1865 - 1924
The company is born from innovation
It all started with a simple yet brilliant idea - a " spring" which holds an assembly together and which, under a certain pressure, is able to release it. It is the mechanical principle of the push-button which will give rise to clip fastenings and thousands of patents.

1872

Helix Hook and Eye

Inventors : Albert-Pierre Raymond

The "helix" fastening, riveted in a single component in leather, ensures that the hook or eye is watertight. Lacing up is then possible without the need for sewn-on buttons
and buttonholes.

1886

Press-stud

Inventors : Albert-Pierre Raymond

Invented for the glove-making industry, this "new form of a spring stud-fastener" is made of 4 components riveted together in pairs using a manual crimping machine. Fastening by pressing together, unfastening by pulling apart.
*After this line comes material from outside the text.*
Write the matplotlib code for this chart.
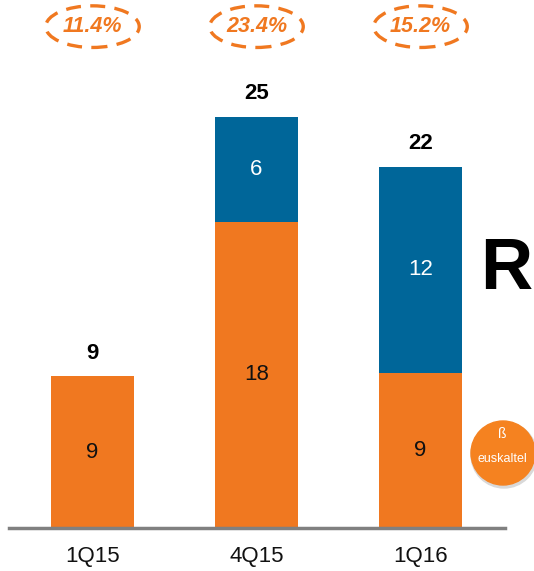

Today, billions of press-studs are used which have come from the 1886 invention.

1901

Spring stud-fastener which is sewn on

Inventors : Albert-Pierre Raymond

The male and female parts of the stud-fastener are sewn onto the fabric using holes pierced in the metal. Applications: lingerie, women's clothing.

1903

Spring turnstile fastener

Inventors : Albert-Pierre Raymond

The turnstile is made of two components, the swivel key and the oval eyelet. Fastening by swiveling the key 90° on the eyelet. Applications: leatherwork, saddlery, basketry.

1911

Stud-fastener ball

Inventors : Albert-Pierre Raymond

New fastening method of stud-fastener balls. Initial fastening on a rigid mounting applicable to automobile shells.

1922

Case and box buttons

Inventors : Achille Raymond

Button with a head whose complexity demonstrates all the progress made since the first press-stud.

1925 - 1954
THE MASTERY OF HARDENED STEEL
Who would have imagined that our mastery in hardened steel was first used for "pipe clips" on the display racks of the French tobacconists? In 1925, the company will once again demonstrate its ability to adapt and launch the first hardened steel clips for the automobile industry, whose mechanical properties (spring effect) respond to the car manufacturers' concerns: speeding up the assembly of shell components.